### Task details
Count the lines in the records below that contain the word "matplotlib", and reply with only that number.

[START OF Input data]

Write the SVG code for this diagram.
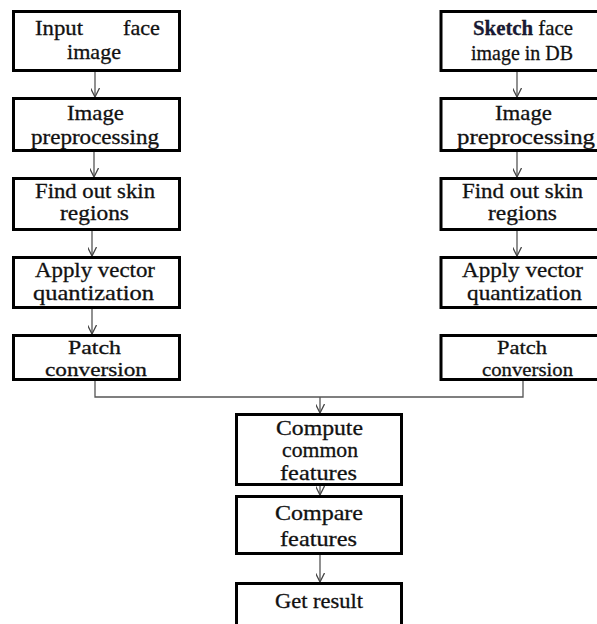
<svg xmlns="http://www.w3.org/2000/svg" width="597" height="624" viewBox="0 0 597 624">
<defs>
<marker id="ah" viewBox="0 0 10 10" refX="10" refY="5" markerWidth="9" markerHeight="9" markerUnits="userSpaceOnUse" orient="auto">
<path d="M0,0 L10,5 L0,10" fill="none" stroke="#444" stroke-width="1.4"/>
</marker>
<style>
.box{fill:#fff;stroke:#000;stroke-width:3}
.t{font-family:"Liberation Serif","Times New Roman",serif;font-size:21px;fill:#111;stroke:#111;stroke-width:0.3;text-anchor:middle}
.s{font-size:19.5px}
.c{fill:none;stroke:#555;stroke-width:1.3}
.a{marker-end:url(#ah)}
</style>
</defs>
<rect width="597" height="624" fill="#fff"/>
<g id="connectors">
<line class="c a" x1="95" y1="72" x2="95" y2="97"/>
<line class="c a" x1="94" y1="152" x2="94" y2="177"/>
<line class="c a" x1="92" y1="231" x2="92" y2="256"/>
<line class="c a" x1="92" y1="309" x2="92" y2="334"/>
<line class="c a" x1="517" y1="63" x2="517" y2="97"/>
<line class="c a" x1="517" y1="152" x2="517" y2="177"/>
<line class="c a" x1="517" y1="231" x2="517" y2="256"/>
<polyline class="c" points="95,381 95,397 523,397 523,381"/>
<line class="c a" x1="320" y1="397" x2="320" y2="413"/>
<line class="c a" x1="320" y1="486" x2="320" y2="495"/>
<line class="c a" x1="320" y1="555" x2="320" y2="582"/>
</g>
<g id="l1"><rect class="box" x="13.5" y="11.5" width="166" height="59"/>
<text class="t" x="59" y="35" textLength="48" lengthAdjust="spacingAndGlyphs">Input</text>
<text class="t" x="141.5" y="35" textLength="37" lengthAdjust="spacingAndGlyphs">face</text>
<text class="t" x="94" y="59" textLength="54" lengthAdjust="spacingAndGlyphs">image</text></g>
<g id="l2"><rect class="box" x="13.5" y="98.5" width="166" height="52"/>
<text class="t" x="95.5" y="120" textLength="57" lengthAdjust="spacingAndGlyphs">Image</text>
<text class="t" x="95" y="144" textLength="128" lengthAdjust="spacingAndGlyphs">preprocessing</text></g>
<g id="l3"><rect class="box" x="13.5" y="178.5" width="166" height="51"/>
<text class="t" x="95" y="198" textLength="120" lengthAdjust="spacingAndGlyphs">Find out skin</text>
<text class="t" x="94.5" y="220" textLength="69" lengthAdjust="spacingAndGlyphs">regions</text></g>
<g id="l4"><rect class="box" x="13.5" y="257.5" width="166" height="50"/>
<text class="t" x="95" y="277" textLength="120" lengthAdjust="spacingAndGlyphs">Apply vector</text>
<text class="t" x="93.5" y="300" textLength="121" lengthAdjust="spacingAndGlyphs">quantization</text></g>
<g id="l5"><rect class="box" x="13.5" y="335.5" width="166" height="44"/>
<text class="t s" x="94.5" y="354" textLength="53" lengthAdjust="spacingAndGlyphs">Patch</text>
<text class="t s" x="96" y="376" textLength="102" lengthAdjust="spacingAndGlyphs">conversion</text></g>
<g id="r1"><rect class="box" x="441" y="11.5" width="162" height="59"/>
<text class="t" x="523" y="35" textLength="100" lengthAdjust="spacingAndGlyphs"><tspan font-weight="bold" fill="#1a1a3a">Sketch</tspan>  face</text>
<text class="t" x="522" y="60" textLength="102" lengthAdjust="spacingAndGlyphs">image in DB</text></g>
<g id="r2"><rect class="box" x="441" y="98.5" width="162" height="52"/>
<text class="t" x="523.5" y="120" textLength="57" lengthAdjust="spacingAndGlyphs">Image</text>
<text class="t" x="526" y="144" textLength="138" lengthAdjust="spacingAndGlyphs">preprocessing</text></g>
<g id="r3"><rect class="box" x="441" y="178.5" width="162" height="51"/>
<text class="t" x="522.5" y="198" textLength="121" lengthAdjust="spacingAndGlyphs">Find out skin</text>
<text class="t" x="522.5" y="220" textLength="69" lengthAdjust="spacingAndGlyphs">regions</text></g>
<g id="r4"><rect class="box" x="441" y="257.5" width="162" height="50"/>
<text class="t" x="522.5" y="277" textLength="121" lengthAdjust="spacingAndGlyphs">Apply vector</text>
<text class="t" x="524.5" y="300" textLength="115" lengthAdjust="spacingAndGlyphs">quantization</text></g>
<g id="r5"><rect class="box" x="441" y="335.5" width="162" height="44"/>
<text class="t s" x="522" y="354" textLength="50" lengthAdjust="spacingAndGlyphs">Patch</text>
<text class="t s" x="527.5" y="376" textLength="91" lengthAdjust="spacingAndGlyphs">conversion</text></g>
<g id="c1"><rect class="box" x="236.5" y="414.5" width="165" height="70"/>
<text class="t" x="319.5" y="435" textLength="87" lengthAdjust="spacingAndGlyphs">Compute</text>
<text class="t" x="320" y="457" textLength="76" lengthAdjust="spacingAndGlyphs">common</text>
<text class="t" x="318.5" y="480" textLength="77" lengthAdjust="spacingAndGlyphs">features</text></g>
<g id="c2"><rect class="box" x="236.5" y="496.5" width="165" height="57"/>
<text class="t" x="319" y="520" textLength="88" lengthAdjust="spacingAndGlyphs">Compare</text>
<text class="t" x="318.5" y="546" textLength="77" lengthAdjust="spacingAndGlyphs">features</text></g>
<g id="c3"><rect class="box" x="236.5" y="583.5" width="165" height="50"/>
<text class="t" x="319" y="608" textLength="88" lengthAdjust="spacingAndGlyphs">Get result</text></g>
</svg>
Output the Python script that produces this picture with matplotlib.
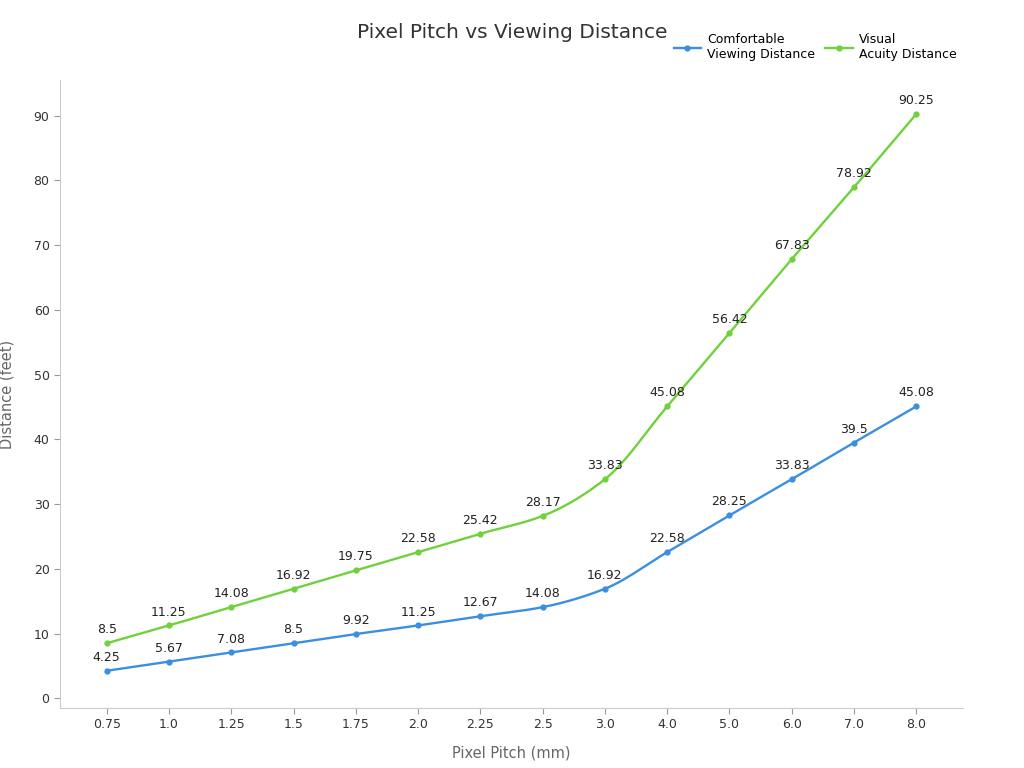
import numpy as np
import matplotlib
matplotlib.use("Agg")
import matplotlib.pyplot as plt

categories = ["0.75","1.0","1.25","1.5","1.75","2.0","2.25","2.5","3.0","4.0","5.0","6.0","7.0","8.0"]
comfortable = [4.25,5.67,7.08,8.5,9.92,11.25,12.67,14.08,16.92,22.58,28.25,33.83,39.5,45.08]
acuity = [8.5,11.25,14.08,16.92,19.75,22.58,25.42,28.17,33.83,45.08,56.42,67.83,78.92,90.25]

def pchip(x, y, xs):
    x = np.asarray(x, float); y = np.asarray(y, float)
    h = np.diff(x); d = np.diff(y) / h
    n = len(x); m = np.zeros(n)
    for k in range(1, n - 1):
        if d[k-1] * d[k] > 0:
            w1 = 2*h[k] + h[k-1]; w2 = h[k] + 2*h[k-1]
            m[k] = (w1 + w2) / (w1/d[k-1] + w2/d[k])
    m[0] = d[0]; m[-1] = d[-1]
    idx = np.clip(np.searchsorted(x, xs) - 1, 0, n - 2)
    t = (xs - x[idx]) / h[idx]
    h00 = 2*t**3 - 3*t**2 + 1; h10 = t**3 - 2*t**2 + t
    h01 = -2*t**3 + 3*t**2; h11 = t**3 - t**2
    return h00*y[idx] + h10*h[idx]*m[idx] + h01*y[idx+1] + h11*h[idx]*m[idx+1]

fig = plt.figure(figsize=(10.24, 7.68), dpi=100)
ax = fig.add_axes([60/1024, 60/768, 903/1024, 628/768])
x = np.arange(len(categories))
xs = np.linspace(0, len(categories) - 1, 600)
series = [(comfortable, "#3b8fe0", "Comfortable\nViewing Distance"),
          (acuity, "#6fd13b", "Visual\nAcuity Distance")]
for vals, col, lab in series:
    ax.plot(xs, pchip(x, vals, xs), color=col, lw=1.7)
    ax.plot(x, vals, 'o', color=col, ms=3.5)
    ax.plot([], [], '-o', color=col, ms=3.5, lw=1.7, label=lab)
    for xi, v in zip(x, vals):
        ax.annotate(f"{v:g}", (xi, v), xytext=(0, 5), textcoords="offset points",
                    ha="center", va="bottom", fontsize=9, color="#222")

ax.set_xlim(-0.75, len(categories) - 0.25)
ax.set_ylim(-1.5, 95.5)
ax.set_xticks(x, categories)
ax.set_yticks(range(0, 91, 10))
for s in ["top", "right"]:
    ax.spines[s].set_visible(False)
for s in ["left", "bottom"]:
    ax.spines[s].set_color("#cccccc")
ax.tick_params(colors="#333333", labelsize=9, length=4)
ax.tick_params(axis="both", color="#999999")
ax.set_xlabel("Pixel Pitch (mm)", fontsize=10.5, color="#666666", labelpad=10)
ax.set_ylabel("Distance (feet)", fontsize=10.5, color="#666666", labelpad=14)
fig.text(512/1024, 1 - 33/768, "Pixel Pitch vs Viewing Distance", ha="center", va="center",
         fontsize=14.5, color="#333333")
fig.legend(loc="upper right", bbox_to_anchor=(968/1024, 1 - 22/768), ncol=2, frameon=False,
           fontsize=9, handlelength=2.2, handletextpad=0.5, columnspacing=0.8)
fig.savefig("out.png", dpi=100)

[END OF Input data]

### Written solution
4